Personal life
- Born: 1956 (age 69–70) Soviet Union

Religious life
- Religion: Judaism
- Denomination: Chabad-Lubavitch

Jewish leader
- Position: Founder and senior rabbi
- Organisation: Jewish Russian Community Centre of Ontario
- Began: 1980

= Yoseph Zaltzman =

Canadian Chabad rabbi (born 1956)

Yoseph Yitzchok Zaltzman (born 1956) is a Chabad rabbi in Toronto, Ontario, Canada. He founded the Jewish Russian Community Centre of Ontario (JRCC) in 1980 and serves as its senior rabbi.

== Early life ==

Zaltzman was born in 1956 in the Soviet Union into a family with clandestine Chabad ties; both of his grandfathers were rabbis. The historian Joshua Tapper records that he grew up in Samarkand and Moscow.

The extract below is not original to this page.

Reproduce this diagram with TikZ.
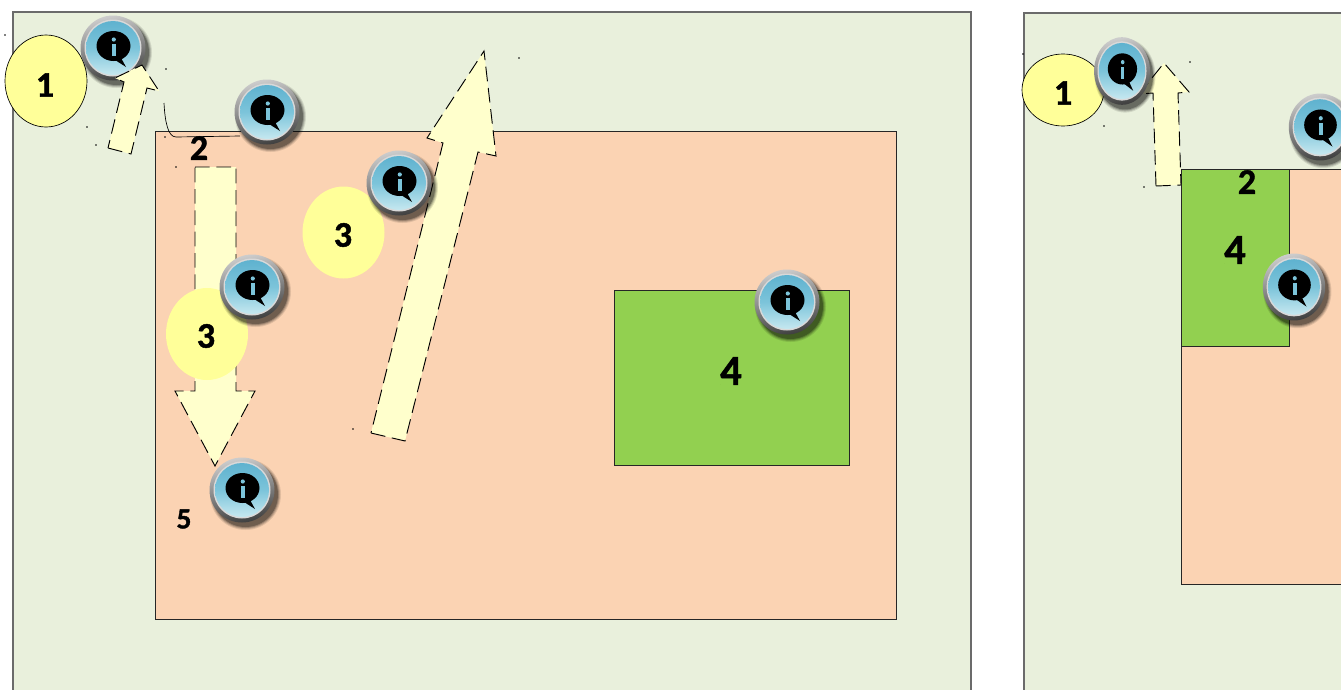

== Jewish Russian Community Centre ==

Zaltzman founded the Jewish Russian Community Centre of Ontario in 1980 to serve Russian-speaking Jewish immigrants in Toronto. Writing in Canadian Jewish Studies in 2020, Tapper recorded that other Chabad centres in the Greater Toronto Area direct Jews from the former Soviet Union to the JRCC rather than serving them directly, and quoted Zaltzman as saying that mainstream Chabad centres are "not allowed" to serve post-Soviet Jews.

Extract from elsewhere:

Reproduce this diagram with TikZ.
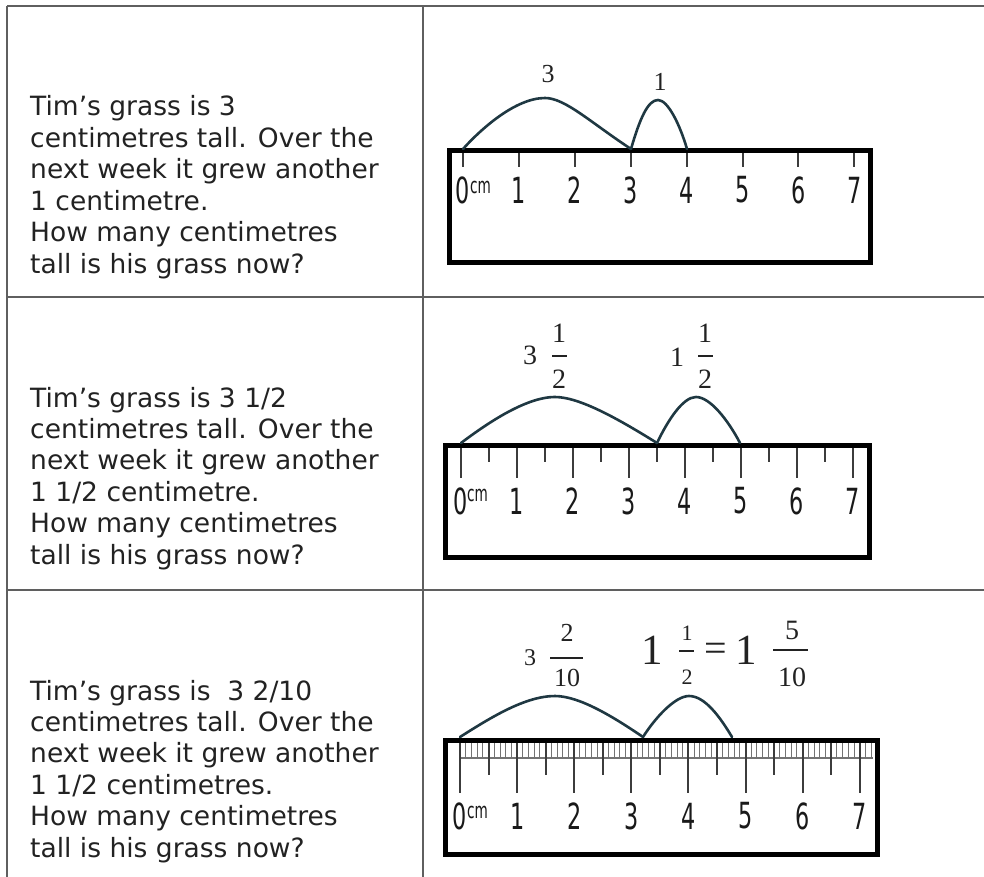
\documentclass[tikz,border=0pt]{standalone}
\usepackage{fontspec}
\newfontfamily\verd{DejaVu Sans}
\newfontfamily\rul[FakeStretch=0.62]{DejaVu Sans}
\newfontfamily\labfont{Liberation Serif}
\definecolor{gridcol}{HTML}{5F5F5F}
\definecolor{txtcol}{HTML}{222222}
\definecolor{arccol}{HTML}{1F3842}
\definecolor{tickcol}{HTML}{3C3C3C}
\tikzset{
  gridline/.style={draw=gridcol, line width=1.6pt},
  qtext/.style={anchor=base west, inner sep=0pt, font=\verd\fontsize{26.5}{32}\selectfont, text=txtcol},
  rulerbox/.style={draw=black, line width=5pt},
  majortick/.style={draw=tickcol, line width=2pt},
  mmtick/.style={draw=black!55, line width=0.9pt},
  rnum/.style={inner sep=0pt, font=\rul\fontsize{36}{36}\selectfont, text=black!90},
  cmlab/.style={inner sep=0pt, anchor=north west, font=\rul\fontsize{22}{22}\selectfont, text=black!90},
  hop/.style={draw=arccol, line width=2.6pt, line cap=round, line join=round},
  lab/.style={inner sep=0pt, text=txtcol},
  fbar/.style={draw=txtcol, line width=1.3pt},
}
\begin{document}
\begin{tikzpicture}[x=1pt,y=-1pt]
\useasboundingbox (0,0) rectangle (984,877);
% table grid
\coordinate (gTL) at (7,6);
\coordinate (gTR) at (984,6);
\coordinate (gBL) at (7,877);
\coordinate (gCT) at (423,6);
\coordinate (gCB) at (423,877);
\coordinate (gR1L) at (7,297);
\coordinate (gR1R) at (984,297);
\coordinate (gR2L) at (7,590);
\coordinate (gR2R) at (984,590);
\draw[gridline] (gTL) -- (gTR);
\draw[gridline] (gTL) -- (gBL);
\draw[gridline] (gCT) -- (gCB);
\draw[gridline] (gR1L) -- (gR1R);
\draw[gridline] (gR2L) -- (gR2R);
% texts
\foreach \t [count=\i from 0] in {Tim’s grass is 3,centimetres tall. Over the,next week it grew another,1 centimetre.,How many centimetres,tall is his grass now?}
  \node[qtext] (ta\i) at (30,{116+31.4*\i}) {\t};
\foreach \t [count=\i from 0] in {Tim’s grass is 3 1/2,centimetres tall. Over the,next week it grew another,1 1/2 centimetre.,How many centimetres,tall is his grass now?}
  \node[qtext] (tb\i) at (30,{407+31.4*\i}) {\t};
\foreach \t [count=\i from 0] in {Tim’s grass is~ 3 2/10,centimetres tall. Over the,next week it grew another,1 1/2 centimetres.,How many centimetres,tall is his grass now?}
  \node[qtext] (tc\i) at (30,{700+31.4*\i}) {\t};

% ===== ruler 1 =====
\draw[rulerbox] (449.5,150.5) rectangle (870.5,262.5);
\foreach \k in {0,...,7} {
  \coordinate (ra\k) at ({463+55.9*\k},153);
  \draw[majortick] (ra\k) -- ++(0,14);
  \node[rnum] (ran\k) at ({463+55.9*\k},190) {\k};
}
\node[cmlab] (racm) at (470,181) {cm};
\coordinate (h1a) at (463,149);
\coordinate (h1b) at (631,149);
\coordinate (h1c) at (687,149);
\draw[hop] (h1a) .. controls (480,130) and (515,98) .. (545,98) .. controls (565,98) and (590,122) .. (h1b);
\draw[hop] (h1b) .. controls (640,118) and (648,100) .. (658,100) .. controls (668,100) and (680,125) .. (h1c);
\node[lab, font=\labfont\fontsize{26}{26}\selectfont] (la3) at (548,74) {3};
\node[lab, font=\labfont\fontsize{26}{26}\selectfont] (la1) at (660,82) {1};

% ===== ruler 2 =====
\draw[rulerbox] (445.5,445.5) rectangle (869.5,557.5);
\foreach \k in {0,...,7} {
  \coordinate (rb\k) at ({460.7+56*\k},448);
  \draw[majortick] (rb\k) -- ++(0,30);
  \node[rnum] (rbn\k) at ({460.7+56*\k},501) {\k};
}
\foreach \k in {0,...,6} {
  \coordinate (rbh\k) at ({460.7+56*(\k+0.5)},448);
  \draw[majortick] (rbh\k) -- ++(0,14);
}
\node[cmlab] (rbcm) at (467,489) {cm};
\coordinate (h2a) at (461,443);
\coordinate (h2b) at (657,443);
\coordinate (h2c) at (740,443);
\draw[hop] (h2a) .. controls (485,425) and (525,397) .. (555,397) .. controls (580,397) and (620,420) .. (h2b);
\draw[hop] (h2b) .. controls (668,420) and (683,397) .. (696,397) .. controls (710,397) and (728,420) .. (h2c);
\begin{scope}[every node/.style={lab, font=\labfont\fontsize{28}{28}\selectfont}]
\node (lb3) at (530,355) {3};
\node (lbn1) at (559,333) {1};
\node (lbd1) at (559,379) {2};
\node (lb1) at (677,357) {1};
\node (lbn2) at (705,333) {1};
\node (lbd2) at (705,379) {2};
\end{scope}
\draw[fbar] (552,356) -- (567,356);
\draw[fbar] (698,356) -- (713,356);

% ===== ruler 3 =====
\draw[rulerbox] (445.5,740.5) rectangle (877.5,854.5);
\foreach \m in {0,...,72} {
  \draw[mmtick] ({460+5.71*\m},743) -- ++(0,15);
}
\coordinate (mmL) at (460,758);
\coordinate (mmR) at (873,758);
\draw[mmtick, line width=1.5pt] (mmL) -- (mmR);
\foreach \k in {0,...,6} {
  \coordinate (rch\k) at ({460+57.1*(\k+0.5)},743);
  \draw[majortick] (rch\k) -- ++(0,32);
}
\foreach \k in {0,...,7} {
  \coordinate (rc\k) at ({460+57.1*\k},743);
  \draw[majortick] (rc\k) -- ++(0,50);
  \node[rnum] (rcn\k) at ({460+57.1*\k},816) {\k};
}
\node[cmlab] (rccm) at (467,806) {cm};
\coordinate (h3a) at (460,737);
\coordinate (h3b) at (643,737);
\coordinate (h3c) at (732,737);
\draw[hop] (h3a) .. controls (490,718) and (525,696) .. (555,696) .. controls (580,696) and (615,718) .. (h3b);
\draw[hop] (h3b) .. controls (655,718) and (675,696) .. (689,696) .. controls (705,696) and (720,717) .. (h3c);
\node[lab, font=\labfont\fontsize{24}{24}\selectfont] (lc3) at (530,658) {3};
\node[lab, font=\labfont\fontsize{26}{26}\selectfont] (lcn1) at (567,633) {2};
\node[lab, font=\labfont\fontsize{26}{26}\selectfont] (lcd1) at (567,678) {10};
\draw[fbar] (550,658) -- (583,658);
\node[lab, font=\labfont\fontsize{43}{43}\selectfont] (lcb1) at (652,650) {1};
\node[lab, font=\labfont\fontsize{22}{22}\selectfont] (lcn2) at (687,633) {1};
\node[lab, font=\labfont\fontsize{22}{22}\selectfont] (lcd2) at (687,677) {2};
\draw[fbar] (679,651) -- (694,651);
\node[lab, font=\labfont\fontsize{40}{40}\selectfont] (lceq) at (716,652) {=};
\node[lab, font=\labfont\fontsize{43}{43}\selectfont] (lcb2) at (746,650) {1};
\node[lab, font=\labfont\fontsize{28}{28}\selectfont] (lcn3) at (792,630) {5};
\node[lab, font=\labfont\fontsize{28}{28}\selectfont] (lcd3) at (792,677) {10};
\draw[fbar] (773,650) -- (808,650);
\end{tikzpicture}
\end{document}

In 2019 Zaltzman said the organisation operated twelve branches across Ontario, each with its own rabbi conducting Sabbath and festival services. He is the co-author, with Izzy Greenberg, of the JRCC Operations Handbook (2010).

== Recognition ==

Zaltzman received the Queen Elizabeth II Golden Jubilee Medal in 2002.